Monday, August 18, 2008

What brings us together today




What brings us together is what has been keeping me separated from posting. I feel no shame in that. But how does it do it? Marriage and weddings have such an effect on people. I'm just over a week away from tying the great eternal knot, and I've seen good friends do it recently, as well, and I've observed so much. Young girls giggling uncontrollably when they're all alone or talking with friends about hair, cake, rings and dresses or taking captive their intended man, the both of them becoming dead to friends of the old life they had. I've acted a little differently as well, I'm sure, but it's harder for one to observer their self than others. The prospect of being united with someone you love is a joyous outlook. Weddings are happy occasions, no need to bicker and argue over who killed who. How couldn't someone be so happy? But I'm in a different world right now, for Courtney and I have been engaged under the cover of the great bubble that is BYU, and look forward to a nice day for a white wedding; a nice day to start again. Our engagement is a little different than others in the world, and it seems to me to have quite an effect on the way we are and how we feel right now.


I called a good friend from high school last year and learned she just got engaged to a good man. When I learned the wedding was set for July, I was surprised at how soon that would be. She quickly reminded me that it was next July. Oh. Okay. That works too. It seemed like a long time to be engaged, but things are quite a bit different outside of the bubble.


Courtney and I officially began our engagement March 1st of this year and set a marriage date for the end of August. This was to be a long engagement by BYU standards. A number of my friends got engaged months after us and are already married. The average engagement at the Y is five months, in contrast to a national average of fifteen months. Most bridal magazines suggest a year for the proper planning of the proper wedding of a modern couple. And Courtney thought six months was a long time. So why is it that the engagements are so much shorter at BYU?


Sure shorter engagements may be responsible for more stressed-out bridezillas and a handful of unprepared youngins out on their own before they knew what they were doing, but there is a very reasonable explanation for shorter engagements. And it's not that everyone getting married is a sex-craved virgin who starts feeling immense feelings of intimacy in their first relationship after their two year mission, during which time they didn't even think about talking to any girls about anything other than going to church and reading the Book of Mormon. The average age of men at BYU when they get married is 23, two years after returning from their mission. That's not a very reasonable explanation anyways. The reason is this:


Couples at BYU will most likely be married in one of the church's 100+ temples, wherein the authority of God to seal on earth what will be sealed on heaven forges eternal bonds between man and wife, and extends to the children to be born into this covenant in the future, binding them as well together into their eternal family. This is God's plan for his children, that they receive these great eternally-lasting blessings and return to Him to live with their families in His kingdom. In order to enter the temple, one must be living the standards of the church, and keeping the covenants they made at the time of their baptism. One of these standards and covenants is to live the law of chastity. As soon as a couple commits to each other to be married, Satan will attack them with everything he can to persuade them to abandon their covenants and dirty their hands, to keep them from living worthy to enter the holy temple. The longer the wait, the stronger the opposition.
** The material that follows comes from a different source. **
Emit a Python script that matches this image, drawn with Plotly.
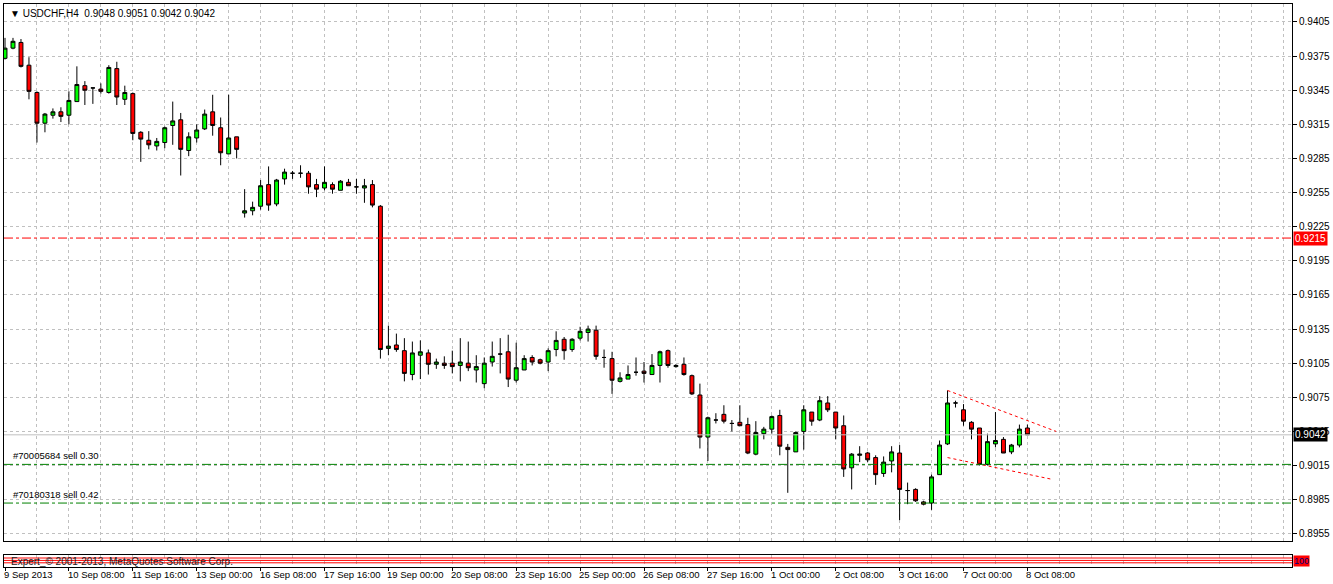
import plotly.graph_objects as go

# H4 bars, 9 Sep 2013 00:00 .. 8 Oct 2013 08:00 (bar index = position on chart)
opens = [0.9373, 0.9382, 0.9387, 0.9367, 0.9343, 0.9316, 0.9323, 0.9326, 0.9323, 0.9335,
         0.9349, 0.9347, 0.9346, 0.9343, 0.9364, 0.9337, 0.9342, 0.9308, 0.9301, 0.9296,
         0.9299, 0.9314, 0.9319, 0.9292, 0.9303, 0.9311, 0.9326, 0.9312, 0.9289, 0.9304,
         0.9237, 0.9239, 0.9243, 0.9262, 0.9245, 0.9267, 0.9272, 0.9272, 0.9272, 0.9262,
         0.9259, 0.9262, 0.9257, 0.9264, 0.9260, 0.9259, 0.9262, 0.9243, 0.9118, 0.9121,
         0.9116, 0.9095, 0.9112, 0.9114, 0.9104, 0.9105, 0.9105, 0.9103, 0.9105, 0.9099,
         0.9087, 0.9106, 0.9113, 0.9115, 0.9090, 0.9099, 0.9110, 0.9108, 0.9106, 0.9117,
         0.9126, 0.9117, 0.9127, 0.9132, 0.9134, 0.9110, 0.9109, 0.9089, 0.9091, 0.9097,
         0.9098, 0.9095, 0.9103, 0.9116, 0.9102, 0.9104, 0.9094, 0.9077, 0.9040, 0.9055,
         0.9060, 0.9052, 0.9053, 0.9051, 0.9025, 0.9043, 0.9047, 0.9059, 0.9031, 0.9027,
         0.9045, 0.9062, 0.9055, 0.9070, 0.9062, 0.9050, 0.9013, 0.9024, 0.9026, 0.9022,
         0.9008, 0.9019, 0.9026, 0.8993, 0.8994, 0.8983, 0.8982, 0.9007, 0.9034, 0.9070,
         0.9064, 0.9053, 0.9048, 0.9016, 0.9034, 0.9038, 0.9027, 0.9033, 0.9048]
highs = [0.9391, 0.9391, 0.9390, 0.9374, 0.9344, 0.9325, 0.9329, 0.9330, 0.9344, 0.9366,
         0.9353, 0.9347, 0.9351, 0.9367, 0.9370, 0.9349, 0.9343, 0.9309, 0.9309, 0.9303,
         0.9313, 0.9335, 0.9325, 0.9308, 0.9315, 0.9328, 0.9341, 0.9321, 0.9341, 0.9304,
         0.9258, 0.9247, 0.9266, 0.9278, 0.9267, 0.9276, 0.9274, 0.9279, 0.9274, 0.9267,
         0.9278, 0.9264, 0.9266, 0.9267, 0.9267, 0.9267, 0.9266, 0.9244, 0.9138, 0.9131,
         0.9127, 0.9124, 0.9125, 0.9117, 0.9109, 0.9111, 0.9116, 0.9127, 0.9124, 0.9112,
         0.9110, 0.9124, 0.9127, 0.9130, 0.9123, 0.9112, 0.9112, 0.9109, 0.9118, 0.9133,
         0.9128, 0.9127, 0.9137, 0.9138, 0.9138, 0.9117, 0.9115, 0.9097, 0.9103, 0.9110,
         0.9106, 0.9113, 0.9116, 0.9117, 0.9104, 0.9110, 0.9095, 0.9087, 0.9058, 0.9061,
         0.9068, 0.9055, 0.9068, 0.9057, 0.9054, 0.9049, 0.9059, 0.9064, 0.9034, 0.9045,
         0.9068, 0.9062, 0.9076, 0.9076, 0.9062, 0.9059, 0.9026, 0.9032, 0.9027, 0.9024,
         0.9023, 0.9032, 0.9033, 0.9000, 0.8995, 0.8984, 0.9007, 0.9037, 0.9081, 0.9072,
         0.9069, 0.9054, 0.9048, 0.9043, 0.9062, 0.9040, 0.9034, 0.9051, 0.9051]
lows = [0.9372, 0.9381, 0.9365, 0.9337, 0.9299, 0.9308, 0.9320, 0.9317, 0.9315, 0.9335,
        0.9332, 0.9333, 0.9342, 0.9342, 0.9332, 0.9332, 0.9301, 0.9282, 0.9293, 0.9292,
        0.9294, 0.9297, 0.9270, 0.9287, 0.9299, 0.9310, 0.9305, 0.9279, 0.9289, 0.9285,
        0.9233, 0.9235, 0.9240, 0.9239, 0.9243, 0.9262, 0.9267, 0.9268, 0.9254, 0.9251,
        0.9257, 0.9254, 0.9257, 0.9261, 0.9254, 0.9246, 0.9242, 0.9109, 0.9112, 0.9115,
        0.9089, 0.9090, 0.9091, 0.9095, 0.9100, 0.9100, 0.9096, 0.9089, 0.9098, 0.9088,
        0.9083, 0.9102, 0.9096, 0.9084, 0.9088, 0.9099, 0.9103, 0.9104, 0.9098, 0.9111,
        0.9108, 0.9115, 0.9125, 0.9124, 0.9108, 0.9101, 0.9078, 0.9088, 0.9091, 0.9094,
        0.9088, 0.9095, 0.9088, 0.9101, 0.9101, 0.9094, 0.9077, 0.9030, 0.9019, 0.9052,
        0.9052, 0.9045, 0.9050, 0.9025, 0.9024, 0.9038, 0.9043, 0.9024, 0.8991, 0.9027,
        0.9029, 0.9050, 0.9054, 0.9062, 0.9038, 0.9005, 0.8994, 0.9018, 0.9018, 0.8998,
        0.9005, 0.9009, 0.8967, 0.8981, 0.8983, 0.8980, 0.8976, 0.9007, 0.9033, 0.9066,
        0.9050, 0.9038, 0.9015, 0.9015, 0.9031, 0.9026, 0.9025, 0.9031, 0.9042]
closes = [0.9382, 0.9388, 0.9366, 0.9344, 0.9316, 0.9324, 0.9326, 0.9322, 0.9336, 0.9350,
          0.9345, 0.9347, 0.9344, 0.9365, 0.9339, 0.9343, 0.9307, 0.9302, 0.9297, 0.9300,
          0.9312, 0.9318, 0.9293, 0.9304, 0.9310, 0.9324, 0.9314, 0.9290, 0.9303, 0.9293,
          0.9239, 0.9242, 0.9261, 0.9244, 0.9266, 0.9273, 0.9272, 0.9272, 0.9260, 0.9258,
          0.9264, 0.9258, 0.9265, 0.9261, 0.9260, 0.9261, 0.9244, 0.9117, 0.9120, 0.9117,
          0.9096, 0.9114, 0.9115, 0.9104, 0.9106, 0.9103, 0.9102, 0.9106, 0.9101, 0.9102,
          0.9105, 0.9111, 0.9113, 0.9091, 0.9101, 0.9109, 0.9106, 0.9105, 0.9116, 0.9125,
          0.9116, 0.9126, 0.9133, 0.9135, 0.9111, 0.9110, 0.9090, 0.9092, 0.9095, 0.9097,
          0.9096, 0.9103, 0.9115, 0.9103, 0.9103, 0.9095, 0.9078, 0.9040, 0.9057, 0.9055,
          0.9054, 0.9052, 0.9050, 0.9026, 0.9044, 0.9047, 0.9058, 0.9032, 0.9029, 0.9044,
          0.9064, 0.9054, 0.9072, 0.9064, 0.9048, 0.9012, 0.9025, 0.9025, 0.9020, 0.9007,
          0.9018, 0.9027, 0.8994, 0.8993, 0.8984, 0.8981, 0.9005, 0.9033, 0.9070, 0.9070,
          0.9054, 0.9047, 0.9016, 0.9036, 0.9037, 0.9026, 0.9033, 0.9047, 0.9042]

date_bars = [0, 8, 16, 24, 32, 40, 48, 56, 64, 72, 80, 88, 96, 104, 112, 120, 128]
date_labels = ["9 Sep 2013", "10 Sep 08:00", "11 Sep 16:00", "13 Sep 00:00", "16 Sep 08:00",
               "17 Sep 16:00", "19 Sep 00:00", "20 Sep 08:00", "23 Sep 16:00", "25 Sep 00:00",
               "26 Sep 08:00", "27 Sep 16:00", "1 Oct 00:00", "2 Oct 08:00", "3 Oct 16:00",
               "7 Oct 00:00", "8 Oct 08:00"]
price_ticks = [0.8955, 0.8985, 0.9015, 0.9045, 0.9075, 0.9105, 0.9135, 0.9165, 0.9195,
               0.9225, 0.9255, 0.9285, 0.9315, 0.9345, 0.9375, 0.9405]

# objects on the chart
alert_level = 0.9215
current_price = 0.9042
orders = ["#70005684 sell 0.30", "#70180318 sell 0.42"]
order_prices = [0.9016, 0.8982]
upper_x = [118, 131.6]
upper_y = [0.9081, 0.9045]
lower_x = [118, 131]
lower_y = [0.9022, 0.9003]
indicator_levels = [70, 50, 30]

bars = list(range(len(opens)))
font = "Liberation Sans"
grid = "#C0C0C0"

fig = go.Figure()
fig.add_trace(go.Candlestick(
    x=bars, open=opens, high=highs, low=lows, close=closes,
    increasing=dict(line=dict(color="black", width=1), fillcolor="#00FF00"),
    decreasing=dict(line=dict(color="black", width=1), fillcolor="#FF0000"),
    whiskerwidth=0, showlegend=False, hoverinfo="skip"))

# sloping triangle lines
fig.add_trace(go.Scatter(x=upper_x, y=upper_y, mode="lines",
                         line=dict(color="red", width=1, dash="dot"), showlegend=False))
fig.add_trace(go.Scatter(x=lower_x, y=lower_y, mode="lines",
                         line=dict(color="red", width=1, dash="dot"), showlegend=False))

# horizontal lines
fig.add_hline(y=alert_level, line=dict(color="red", width=1, dash="dashdot"))
fig.add_hline(y=current_price, line=dict(color="#C0C0C0", width=1))
for name, p in zip(orders, order_prices):
    fig.add_hline(y=p, line=dict(color="green", width=1, dash="dashdot"))
    fig.add_annotation(x=0.75, y=p, xref="x", yref="y", text=name, showarrow=False,
                       xanchor="left", yanchor="bottom", yshift=1,
                       font=dict(family=font, size=9.5, color="black"))

# indicator window levels
for lv in indicator_levels:
    fig.add_shape(type="line", xref="x3 domain", yref="y3", x0=0, x1=1, y0=lv, y1=lv,
                  line=dict(color="red", width=1))

# price boxes on the axis
fig.add_annotation(x=1, y=alert_level, xref="paper", yref="y", text="0.9215", showarrow=False,
                   xanchor="left", xshift=1, bgcolor="red", borderpad=1,
                   font=dict(family=font, size=10, color="white"))
fig.add_annotation(x=1, y=current_price, xref="paper", yref="y", text="0.9042", showarrow=False,
                   xanchor="left", xshift=1, bgcolor="black", borderpad=1,
                   font=dict(family=font, size=10, color="white"))
fig.add_annotation(x=1, y=0.5, xref="paper", yref="y3 domain", text="100", showarrow=False,
                   xanchor="left", xshift=1, bgcolor="red", borderpad=0,
                   font=dict(family=font, size=9, color="#000080"))

# title
fig.add_annotation(x=0, y=1, xref="paper", yref="paper", text="▼ USDCHF,H4  0.9048 0.9051 0.9042 0.9042",
                   showarrow=False, xanchor="left", yanchor="top", xshift=4, yshift=-2,
                   font=dict(family=font, size=10, color="black"))
fig.add_annotation(x=0, y=0.5, xref="paper", yref="y3 domain",
                   text="Expert_© 2001-2013, MetaQuotes Software Corp.", showarrow=False,
                   xanchor="left", xshift=5, font=dict(family=font, size=10, color="#202020"))

# date labels start at their bar, as in the terminal
for b, lab in zip(date_bars, date_labels):
    fig.add_annotation(x=b, y=0, xref="x3", yref="paper", text=lab, showarrow=False,
                       xanchor="left", yanchor="top", xshift=-3, yshift=0,
                       font=dict(family=font, size=9.5, color="black"))

xcommon = dict(range=[-0.125, 161.125], showline=True, mirror=True, linecolor="black",
               linewidth=1, tickvals=date_bars, showgrid=True, gridcolor=grid,
               griddash="3px,3px", gridwidth=1, zeroline=False, showticklabels=False,
               minor=dict(dtick=4, tick0=0, showgrid=True, gridcolor=grid, griddash="3px,3px"),
               rangeslider=dict(visible=False))
ycommon = dict(showline=True, mirror=True, linecolor="black", linewidth=1, zeroline=False,
               side="right")

fig.update_layout(
    width=1333, height=584,
    margin=dict(l=3, r=40, t=3, b=17),
    paper_bgcolor="white", plot_bgcolor="white",
    showlegend=False,
    xaxis=dict(**xcommon, anchor="y", ticks=""),
    xaxis2=dict(**xcommon, anchor="y2", matches="x", ticks=""),
    xaxis3=dict(**xcommon, anchor="y3", matches="x", ticks="outside", ticklen=3, tickcolor="black"),
    yaxis=dict(**ycommon, domain=[0.0461, 1], range=[0.89486, 0.94208], tickvals=price_ticks,
               tickformat=".4f", ticks="outside", ticklen=4, tickcolor="black",
               showgrid=True, gridcolor=grid, griddash="3px,3px",
               tickfont=dict(family=font, size=10, color="black")),
    yaxis2=dict(**ycommon, domain=[0.0266, 0.0443], range=[0, 1], showgrid=False,
                showticklabels=False, ticks=""),
    yaxis3=dict(**ycommon, domain=[0, 0.0213], range=[-5, 95], showgrid=False,
                showticklabels=False, ticks=""),
)

# the page has a default 8px body margin; drop it so the chart sits at the window corner
fig.write_html("out.html", config={"displayModeBar": False},
               post_script="document.body.style.margin='0';document.body.style.overflow='hidden';")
Yes, it may be harder to plan and organize a highly extravagant wedding, but these couples (including myself and my bride-to-be) aren't in it for the day. We do it for every day after the wedding day. Everything that happens outside the temple is just a celebration and only complementary to the main event, which is the sealing of two souls together for eternity.

Dieter F. Uchtdorf, then a member of the Quorum of the Twelve Apostles, said in a stake conference, "If you could be with your eternal companion right now, wouldn't you want to find them as soon as possible?" I could do things the world's way. Courtney and I could have moved in with each other and explored the possibility of living with each other every waking moment before deciding to be married. We could have made a mockery of a holy ordinance by trying to cleave to one another and become one marriage. We could have mocked the powers of procreation given to mortal man by participating in premarital sexual relations. We could have waited until I was done with school to even consider marriage as a possibility. But we didn't. We couldn't; not knowing what we know. We know there is strength in numbers. We know there is strength in the covenants of God. We know that God's laws govern happiness, not because he rewards us for doing silly tricks like abstinence, prayer and prohibiting tobacco and alcohol like dogs doing tricks, but because we know the laws are a prescription for natural happiness and a satisfying life. We love each other and we know marriage will bring us closer to each other and to God. It's progress. It's all about progress.